Ignoring SNAP stock for a moment, and looking solely at the business, Snap Inc remains an intriguing early-stage growth company. But that stock — even at $13-plus — simply is too expensive. And 16 months after the IPO, there’s another problem for SNAP. Valuation aside, I can’t quite figure out what the compelling reason to buy SNAP stock is supposed to be.
The Upside Case
To get truly excited about SNAP at a nearly $17 billion valuation, there needs to be a possibility of substantial upside. And the obvious model is larger rival Facebook (NASDAQ:FB).
It’s easy to forget, but Facebook was considered a major disappointment after its IPO. At its lows, FB stock had lost more than 50% of its IPO price. The criticisms surrounding SNAP soon after its IPO sounded awfully similar to those made toward Facebook.
And, of course, since those lows, FB stock has gained over 1,200%. It’s worth over half a billion dollars — and to my eye, still looks cheap.

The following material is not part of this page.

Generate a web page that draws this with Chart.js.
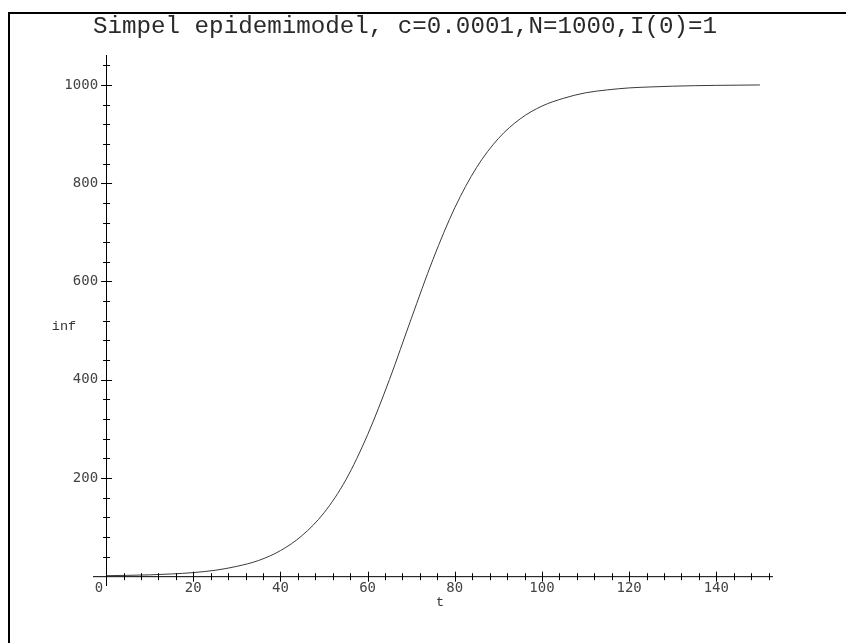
<!DOCTYPE html>
<html>
<head>
<meta charset="utf-8">
<script src="https://cdn.jsdelivr.net/npm/chart.js@4.4.1/dist/chart.umd.min.js"></script>
<style>
  html, body { margin: 0; padding: 0; background: #fff; }
  #wrap { width: 846px; height: 643px; position: relative; }
</style>
</head>
<body>
<div id="wrap"><canvas id="epi" width="846" height="643"></canvas></div>
<script>
// ==============================
// DATA
// ==============================
const titleText = "Simpel epidemimodel, c=0.0001,N=1000,I(0)=1";
const tValues = [0, 5, 10, 15, 20, 25, 30, 35, 40, 45, 50, 55, 60, 65, 70, 75,
  80, 85, 90, 95, 100, 105, 110, 115, 120, 125, 130, 135, 140, 145, 150];
const infValues = [1, 1.7, 2.7, 4.5, 7.3, 12, 20, 32, 52, 83, 129, 196, 288, 400, 524, 645,
  750, 832, 891, 931, 957, 973, 984, 990, 994, 996, 997.5, 998.5, 999.2, 999.6, 1000];
const xTicks = [20, 40, 60, 80, 100, 120, 140];
const yTicks = [200, 400, 600, 800, 1000];
const xMinorStep = 4;
const yMinorStep = 40;

// ==============================
// AXES PLUGIN (maple style axes through origin)
// ==============================
const mapleAxes = {
  id: "mapleAxes",
  afterDatasetsDraw(chart) {
    const { ctx, scales } = chart;
    const xs = scales.x, ys = scales.y;
    const x0 = xs.getPixelForValue(0);
    const y0 = ys.getPixelForValue(0);

    ctx.save();
    // page frame
    ctx.fillStyle = "#000";
    ctx.fillRect(8, 12, 846 - 8, 2);
    ctx.fillRect(8, 12, 2, 643 - 12);

    ctx.strokeStyle = "#000";
    ctx.lineWidth = 1;
    ctx.beginPath();
    ctx.moveTo(xs.getPixelForValue(xs.min), y0 + 0.5);
    ctx.lineTo(xs.getPixelForValue(xs.max), y0 + 0.5);
    ctx.moveTo(Math.round(x0) + 0.5, ys.getPixelForValue(ys.min));
    ctx.lineTo(Math.round(x0) + 0.5, ys.getPixelForValue(ys.max));
    ctx.stroke();

    // x ticks
    ctx.beginPath();
    for (let v = xMinorStep; v <= xs.max; v += xMinorStep) {
      const px = Math.round(xs.getPixelForValue(v)) + 0.5;
      const len = v % 20 === 0 ? 4.5 : 3;
      ctx.moveTo(px, y0 - len);
      ctx.lineTo(px, y0 + len + 1);
    }
    // y ticks
    for (let v = yMinorStep; v <= ys.max; v += yMinorStep) {
      const py = Math.round(ys.getPixelForValue(v)) + 0.5;
      const len = v % 200 === 0 ? 5 : 3;
      ctx.moveTo(x0 - len, py);
      ctx.lineTo(x0 + len + 1, py);
    }
    ctx.stroke();

    // tick labels
    ctx.fillStyle = "#444";
    ctx.font = "14px 'DejaVu Sans Mono'";
    ctx.textAlign = "center";
    ctx.textBaseline = "top";
    xTicks.forEach(v => ctx.fillText(String(v), xs.getPixelForValue(v), y0 + 5));
    ctx.fillText("0", x0 - 7, y0 + 5);
    ctx.textAlign = "right";
    ctx.textBaseline = "middle";
    yTicks.forEach(v => ctx.fillText(String(v), x0 - 8, ys.getPixelForValue(v)));

    // axis titles
    ctx.fillStyle = "#333";
    ctx.font = "13.5px 'Liberation Mono'";
    ctx.textAlign = "center";
    ctx.fillText("t", 440, 602);
    ctx.fillText("inf", 64, 326);

    // title
    ctx.fillStyle = "#2a2a2a";
    ctx.font = "24.2px 'Liberation Mono'";
    ctx.textAlign = "left";
    ctx.fillText(titleText, 93, 27);
    ctx.restore();
  }
};

// ==============================
// CHART
// ==============================
new Chart(document.getElementById("epi").getContext("2d"), {
  type: "line",
  data: {
    datasets: [{
      data: tValues.map((t, i) => ({ x: t, y: infValues[i] })),
      borderColor: "#3a3a3a",
      borderWidth: 1,
      pointRadius: 0,
      cubicInterpolationMode: "monotone",
      fill: false
    }]
  },
  options: {
    responsive: false,
    animation: false,
    layout: { padding: { left: 93, right: 73, top: 55, bottom: 57 } },
    plugins: { legend: { display: false }, tooltip: { enabled: false } },
    scales: {
      x: { type: "linear", min: -3, max: 153, display: false },
      y: { type: "linear", min: -20, max: 1061, display: false }
    }
  },
  plugins: [mapleAxes]
});
</script>
</body>
</html>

Even a minimal chance that SNAP could reach those levels would add substantial value to SNAP stock at the moment. But the chance of Snapchat becoming the social media platform — and displacing Facebook — looks close to zero.

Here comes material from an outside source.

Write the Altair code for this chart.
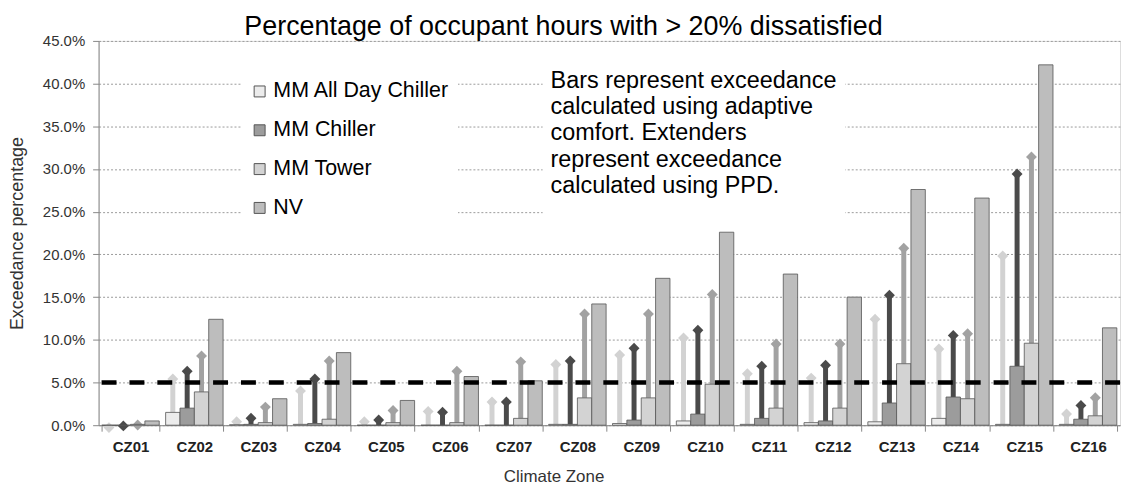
import altair as alt
import pandas as pd

zones = ["CZ01", "CZ02", "CZ03", "CZ04", "CZ05", "CZ06", "CZ07", "CZ08",
         "CZ09", "CZ10", "CZ11", "CZ12", "CZ13", "CZ14", "CZ15", "CZ16"]
series_names = ["MM All Day Chiller", "MM Chiller", "MM Tower", "NV"]

# Bars: exceedance (%) using adaptive comfort
bar_allday = [0.0, 1.5, 0.05, 0.1, 0.0, 0.0, 0.0, 0.1, 0.2, 0.5, 0.1, 0.3, 0.4, 0.8, 0.1, 0.1]
bar_chiller = [0.0, 2.0, 0.1, 0.2, 0.0, 0.0, 0.0, 0.1, 0.6, 1.3, 0.8, 0.5, 2.6, 3.3, 6.9, 0.7]
bar_tower = [0.1, 3.9, 0.3, 0.7, 0.3, 0.3, 0.8, 3.2, 3.2, 4.8, 2.0, 2.0, 7.2, 3.1, 9.6, 1.1]
bar_nv = [0.5, 12.4, 3.1, 8.5, 2.9, 5.7, 5.2, 14.2, 17.2, 22.6, 17.7, 15.0, 27.6, 26.6, 42.2, 11.4]

# Extenders: exceedance (%) using PPD
ppd_allday = [0.3, 6.0, 1.0, 4.6, 1.0, 2.2, 3.3, 7.7, 8.8, 10.8, 6.6, 6.1, 13.0, 9.5, 20.4, 1.9]
ppd_chiller = [0.5, 6.9, 1.4, 6.0, 1.2, 2.1, 3.3, 8.1, 9.6, 11.7, 7.5, 7.6, 15.8, 11.1, 30.0, 2.9]
ppd_tower = [0.6, 8.7, 2.7, 8.1, 2.3, 6.9, 8.0, 13.6, 13.6, 15.9, 10.1, 10.1, 21.3, 11.3, 32.0, 3.8]

y_ticks = [0.0, 0.05, 0.10, 0.15, 0.20, 0.25, 0.30, 0.35, 0.40, 0.45]
threshold = [0.05]
note_lines = ["Bars represent exceedance", "calculated using adaptive",
              "comfort. Extenders", "represent exceedance", "calculated using PPD."]
title_text = "Percentage of occupant hours with > 20% dissatisfied"

bar_fills = ["#ececec", "#9c9c9c", "#d3d3d3", "#bdbdbd"]
ext_colors = ["#d2d2d2", "#4a4a4a", "#a2a2a2"]
FONT = "Liberation Sans"

bar_series = [bar_allday, bar_chiller, bar_tower, bar_nv]
ppd_series = [ppd_allday, ppd_chiller, ppd_tower]

bar_rows = []
for i, z in enumerate(zones):
    for s, vals in zip(series_names, bar_series):
        bar_rows.append({"zone": z, "series": s, "value": vals[i] / 100})
bars_df = pd.DataFrame(bar_rows)

ext_rows = []
for i, z in enumerate(zones):
    for s, bvals, pvals in zip(series_names[:3], bar_series[:3], ppd_series):
        ext_rows.append({"zone": z, "series": s, "bar": bvals[i] / 100, "ppd": pvals[i] / 100})
ext_df = pd.DataFrame(ext_rows)

thr_df = pd.DataFrame({"level": threshold, "note": ["note"]})

x_axis = alt.Axis(
    labelFont=FONT, labelFontSize=15, labelFontWeight="bold", labelColor="#222",
    labelPadding=8, labelAngle=0, tickBand="extent", tickSize=6, tickColor="#888",
    domainColor="#888", grid=False,
    titleFont=FONT, titleFontSize=17, titleFontWeight="normal", titleColor="#333",
    titleX=457, titleY=52, titleBaseline="middle",
)
y_axis = alt.Axis(
    values=y_ticks, format=".1%",
    labelFont=FONT, labelFontSize=15, labelColor="#333", labelPadding=8,
    tickSize=6, tickColor="#888", domainColor="#888",
    grid=True, gridColor="#9a9a9a", gridDash=[2, 2], gridWidth=1,
    titleFont=FONT, titleFontSize=18, titleFontWeight="normal", titleColor="#333",
    titleX=-81, titleY=193, titleBaseline="middle",
)

x_enc = alt.X("zone:N", sort=zones, title="Climate Zone",
              scale=alt.Scale(paddingInner=0.1, paddingOuter=0.05), axis=x_axis)
xo_enc = alt.XOffset("series:N", sort=series_names,
                     scale=alt.Scale(domain=series_names, paddingInner=0, paddingOuter=0))
y_scale = alt.Scale(domain=[0, 0.45], nice=False)

ext_color = alt.Color("series:N", scale=alt.Scale(domain=series_names[:3], range=ext_colors),
                      legend=None)

rules = alt.Chart(ext_df).mark_rule(strokeWidth=5, y2Offset=5).encode(
    x=x_enc, xOffset=xo_enc,
    y=alt.Y("bar:Q", scale=y_scale, axis=y_axis, title="Exceedance percentage"),
    y2="ppd:Q",
    color=ext_color,
)

heads = alt.Chart(ext_df).mark_point(shape="diamond", filled=True, size=120, opacity=1,
                                     yOffset=5).encode(
    x=x_enc, xOffset=xo_enc,
    y=alt.Y("ppd:Q", scale=y_scale, axis=y_axis, title="Exceedance percentage"),
    color=ext_color,
)

bars = alt.Chart(bars_df).mark_bar(stroke="#555", strokeWidth=0.8).encode(
    x=x_enc, xOffset=xo_enc,
    y=alt.Y("value:Q", scale=y_scale, axis=y_axis, title="Exceedance percentage"),
    fill=alt.Fill("series:N", sort=series_names,
                  scale=alt.Scale(domain=series_names, range=bar_fills),
                  legend=alt.Legend(
                      title=None, orient="none", legendX=143, legendY=32,
                      fillColor="white", padding=8, symbolType="square", symbolSize=121,
                      symbolStrokeColor="#555", symbolStrokeWidth=1,
                      labelFont=FONT, labelFontSize=21.5, labelColor="black",
                      labelLimit=400, labelOffset=3, rowPadding=16,
                  )),
)

thresh = alt.Chart(thr_df).mark_rule(color="black", strokeWidth=4.5).encode(
    y=alt.Y("level:Q", scale=y_scale, axis=y_axis, title="Exceedance percentage"),
    strokeDash=alt.StrokeDash(
        "note:N", scale=alt.Scale(range=[[15, 13]]),
        legend=alt.Legend(
            title=note_lines, orient="none", legendX=446, legendY=20,
            fillColor="white", padding=8,
            titleFont=FONT, titleFontSize=23.5, titleFontWeight="normal",
            titleColor="black", titleLineHeight=26.5, titleLimit=600, titlePadding=2,
            labelExpr="''", labelFontSize=8, symbolOpacity=0, symbolStrokeWidth=0,
            symbolSize=1,
        )),
)

chart = alt.layer(rules, heads, bars, thresh).properties(
    width=1026, height=386,
    padding={"left": 1, "top": 4, "right": 2, "bottom": 0},
    title=alt.TitleParams(text=title_text, font=FONT, fontSize=27, fontWeight="normal",
                          color="black", anchor="middle", offset=-7, dx=-46),
).configure_view(stroke="#cfcfcf", strokeWidth=1).configure(background="white")

chart.save("out.html", embed_options={"renderer": "svg", "actions": False})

The Cambridge Analytica scandal offered a narrow window for Snapchat to break through. But Snap’s redesign — clearly framed as a counterpoint to Facebook’s “fake news” problem — only alienated existing users, instead of bringing in new ones. DAUs grew just 2% quarter-over-quarter in the first quarter, Snap’s lowest growth rate as a public company. Even with poor headlines, Facebook’s DAU growth year-over-year in the quarter (167 million) was nearly as large as Snapchat’s entire user base (191 million). If anything, Facebook’s position seems only strengthened relative to where it was a few quarters ago.

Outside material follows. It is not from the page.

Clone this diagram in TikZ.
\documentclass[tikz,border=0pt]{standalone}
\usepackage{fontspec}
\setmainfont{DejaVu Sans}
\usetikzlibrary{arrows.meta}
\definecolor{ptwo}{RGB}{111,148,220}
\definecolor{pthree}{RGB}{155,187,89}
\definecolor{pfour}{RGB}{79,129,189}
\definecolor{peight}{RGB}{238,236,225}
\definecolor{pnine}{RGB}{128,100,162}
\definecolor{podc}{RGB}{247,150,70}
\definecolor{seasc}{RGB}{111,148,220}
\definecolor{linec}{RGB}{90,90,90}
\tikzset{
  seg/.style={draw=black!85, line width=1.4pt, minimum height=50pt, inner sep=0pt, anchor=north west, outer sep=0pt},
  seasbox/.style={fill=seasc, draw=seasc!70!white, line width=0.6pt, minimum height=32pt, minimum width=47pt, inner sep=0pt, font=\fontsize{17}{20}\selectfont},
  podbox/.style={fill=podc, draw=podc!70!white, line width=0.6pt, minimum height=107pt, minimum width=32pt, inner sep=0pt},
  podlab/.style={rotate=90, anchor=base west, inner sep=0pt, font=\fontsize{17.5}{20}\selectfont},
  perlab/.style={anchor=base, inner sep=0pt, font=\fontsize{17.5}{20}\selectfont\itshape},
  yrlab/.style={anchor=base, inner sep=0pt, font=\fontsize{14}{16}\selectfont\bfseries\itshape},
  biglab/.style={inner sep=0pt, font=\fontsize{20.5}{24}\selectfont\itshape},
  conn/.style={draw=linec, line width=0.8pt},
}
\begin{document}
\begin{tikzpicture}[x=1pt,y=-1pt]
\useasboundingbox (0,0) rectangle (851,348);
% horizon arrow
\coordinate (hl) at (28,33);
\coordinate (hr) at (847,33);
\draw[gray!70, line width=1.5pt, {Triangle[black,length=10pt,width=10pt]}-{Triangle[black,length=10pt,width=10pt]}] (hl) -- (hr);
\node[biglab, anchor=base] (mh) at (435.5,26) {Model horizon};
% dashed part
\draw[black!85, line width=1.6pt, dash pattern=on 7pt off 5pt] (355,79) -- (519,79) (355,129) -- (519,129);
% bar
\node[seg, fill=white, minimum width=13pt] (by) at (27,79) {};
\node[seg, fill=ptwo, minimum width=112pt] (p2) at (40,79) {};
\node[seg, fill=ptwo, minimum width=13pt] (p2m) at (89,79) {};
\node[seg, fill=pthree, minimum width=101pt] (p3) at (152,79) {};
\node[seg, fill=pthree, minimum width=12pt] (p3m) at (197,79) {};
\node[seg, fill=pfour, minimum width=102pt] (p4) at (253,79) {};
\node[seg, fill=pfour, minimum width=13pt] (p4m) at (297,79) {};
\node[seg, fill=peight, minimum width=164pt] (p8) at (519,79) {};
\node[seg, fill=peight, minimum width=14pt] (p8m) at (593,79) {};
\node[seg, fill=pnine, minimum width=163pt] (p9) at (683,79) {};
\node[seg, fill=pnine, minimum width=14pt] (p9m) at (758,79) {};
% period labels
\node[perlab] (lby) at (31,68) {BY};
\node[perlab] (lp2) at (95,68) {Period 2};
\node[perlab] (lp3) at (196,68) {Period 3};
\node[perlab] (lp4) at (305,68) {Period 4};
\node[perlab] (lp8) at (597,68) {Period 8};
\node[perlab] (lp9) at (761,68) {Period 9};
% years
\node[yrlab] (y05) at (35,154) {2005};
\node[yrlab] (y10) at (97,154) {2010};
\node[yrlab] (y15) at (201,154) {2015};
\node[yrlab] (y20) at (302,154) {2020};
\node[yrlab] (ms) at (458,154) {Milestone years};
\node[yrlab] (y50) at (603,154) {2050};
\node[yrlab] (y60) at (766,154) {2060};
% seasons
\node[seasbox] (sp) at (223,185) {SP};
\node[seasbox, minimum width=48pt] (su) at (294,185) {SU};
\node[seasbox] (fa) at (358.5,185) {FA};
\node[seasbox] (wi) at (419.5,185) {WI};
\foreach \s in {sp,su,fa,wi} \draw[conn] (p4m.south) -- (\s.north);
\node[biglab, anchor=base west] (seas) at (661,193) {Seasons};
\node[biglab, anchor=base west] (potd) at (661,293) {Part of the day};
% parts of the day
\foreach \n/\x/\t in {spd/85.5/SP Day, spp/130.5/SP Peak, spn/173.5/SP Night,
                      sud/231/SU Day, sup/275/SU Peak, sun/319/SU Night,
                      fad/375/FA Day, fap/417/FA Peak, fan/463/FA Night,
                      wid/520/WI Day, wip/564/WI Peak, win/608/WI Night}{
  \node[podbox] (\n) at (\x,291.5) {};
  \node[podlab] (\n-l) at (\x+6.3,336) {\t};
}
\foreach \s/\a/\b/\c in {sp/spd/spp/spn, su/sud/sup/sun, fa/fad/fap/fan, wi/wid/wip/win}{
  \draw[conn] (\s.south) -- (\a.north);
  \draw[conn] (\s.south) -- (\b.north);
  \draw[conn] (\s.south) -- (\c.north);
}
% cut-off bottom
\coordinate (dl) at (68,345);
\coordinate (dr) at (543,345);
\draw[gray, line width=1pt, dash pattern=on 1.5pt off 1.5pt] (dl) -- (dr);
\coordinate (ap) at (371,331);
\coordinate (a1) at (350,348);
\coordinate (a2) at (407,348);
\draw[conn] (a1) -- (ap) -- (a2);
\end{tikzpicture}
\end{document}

Heck, even Instagram Stories now has double the users of Snapchat. The dream of Snapchat ever displacing Facebook seems all but dead.
Other Catalysts for SNAP Stock?
So what else is there, really? Snap Kit probably helps — a bit. It doesn’t move the needle against a $15 billion enterprise value, however. The company’s reported entrance into gaming has drawn some bullish commentary. But social gaming company Zynga (NASDAQ:ZNGA), net of cash, is worth about $3 billion. That type of opportunity — which would take years for Snap Inc to develop and monetize — isn’t material against that valuation, either.
Snap Inc isn’t profitable — or close. (Adjusted EBITDA loss actually rose in Q1.) It’s not cheap on a revenue basis, at about 13x EV/revenue. Twitter (NYSE:TWTR), which is profitable, and which has soared of late, is at 11x. On a per-user basis, SNAP stock is cheaper than TWTR — but given lower monetization, it probably should be.
Again, if you ignore valuation, there are some things to like about Snap Inc. Nearly 200 million users in less than seven years is an impressive accomplishment. Revenue is going to grow for some time, simply because revenue per user has so much upside as Snap competes for dollars with Facebook and Alphabet (NASDAQ:GOOGL)(NASDAQ:GOOG).
But an investor can’t just ignore valuation. And at $15 billion, with profitability still a long way off, SNAP stock still is priced as if Snapchat will become a powerhouse at some point next decade. Looking at the business itself, I continue to question what there is to support that belief.
As of this writing, Vince Martin has no positions in any securities mentioned.